Captain Luffy, on 10 June 2016 - 06:49 AM, said:
I have none, absolutely none, and so much a lack of patience that I despise the word patience.
So when we (we as the community) hear of little tid bits such as,
"Well after the production meeting today it's clear that the next few patches are going to be huge."
Or
"There are some very important and overdue features such as mech scaling and command wheel."
Or
"But perhaps most exciting is the fact that players will have never seen this amount of polish and bug fixing."
I get excited but then it takes only a few hours or a day at max and I start looking like ...
Waiting for more details and juicy facts that I can start dreaming on with how to impliment them into my mechs or game play so I can dominate the battlefield.
SO FOR THE LOVE OF GIVE ME MORE DETAILS!!!
As a software developer myself, let me tell you a little bit about the work behind a sofware (actually the same as everywhere else, but many people believe we just push three buttons and a new feature is done).
- Things, even those that appear trivial to the user, are complex. Insanely, absurdly complex.
- Things never go as planned. People gett sick or leave or just make usual mistakes. Details turn out to be MUCH more complex during implementation, no matter how well-designed they were beforehand. Third party tools make problems, throw you back days or weeks in your progress without any fault of your own (personally, sometimes I get the feeling every software is crap built upon crap which is built upon another crap and all that crap piles up until it's a miracle that anything ever worked to any degree at all)
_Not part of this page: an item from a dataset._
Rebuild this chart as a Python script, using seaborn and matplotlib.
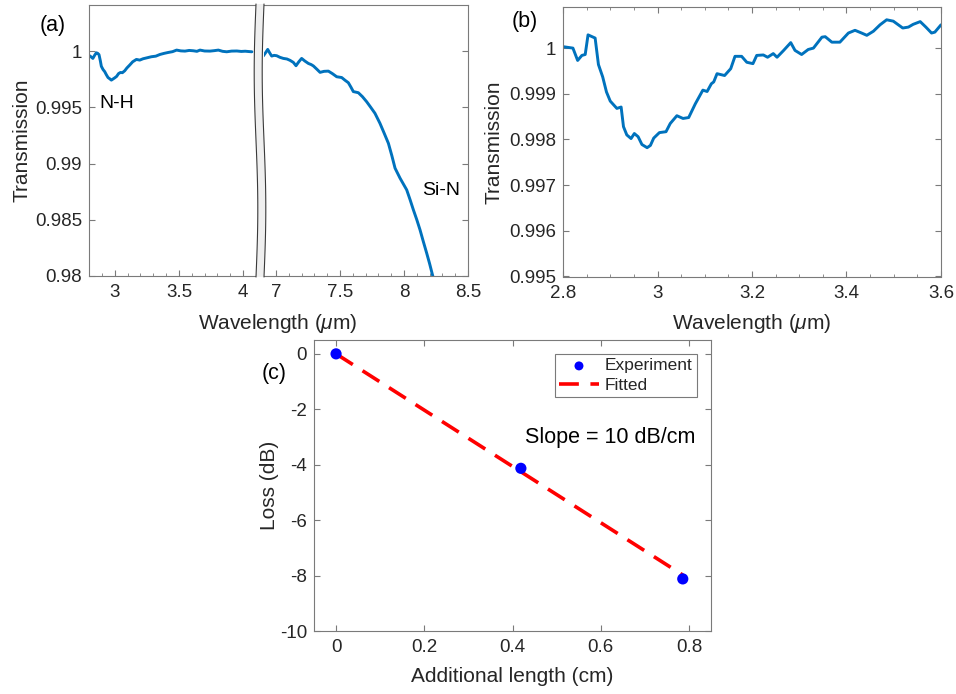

- You are never, NEVER on schedule if you want to do "everything right" (nice features, full testing, documentation, etc). I'm not talking about days here, but months.
As far as more information is concerned:
I'd like to have those, too, but I also know:
- Customers will hold every single word, every syllable of premature information before you. You can NEVER win by giving out information earlier than absolutely necessary/final and it's because of the immaturity of customers, not because of the developers.
- Investing time to nicely compile unfinalized information takes a LOT of time. And guess what gets even further delayed by it.
Bottom line:
Things are complex. Be patient.
Sorry, this is reality.
Edited by Paigan, 10 June 2016 - 08:04 AM.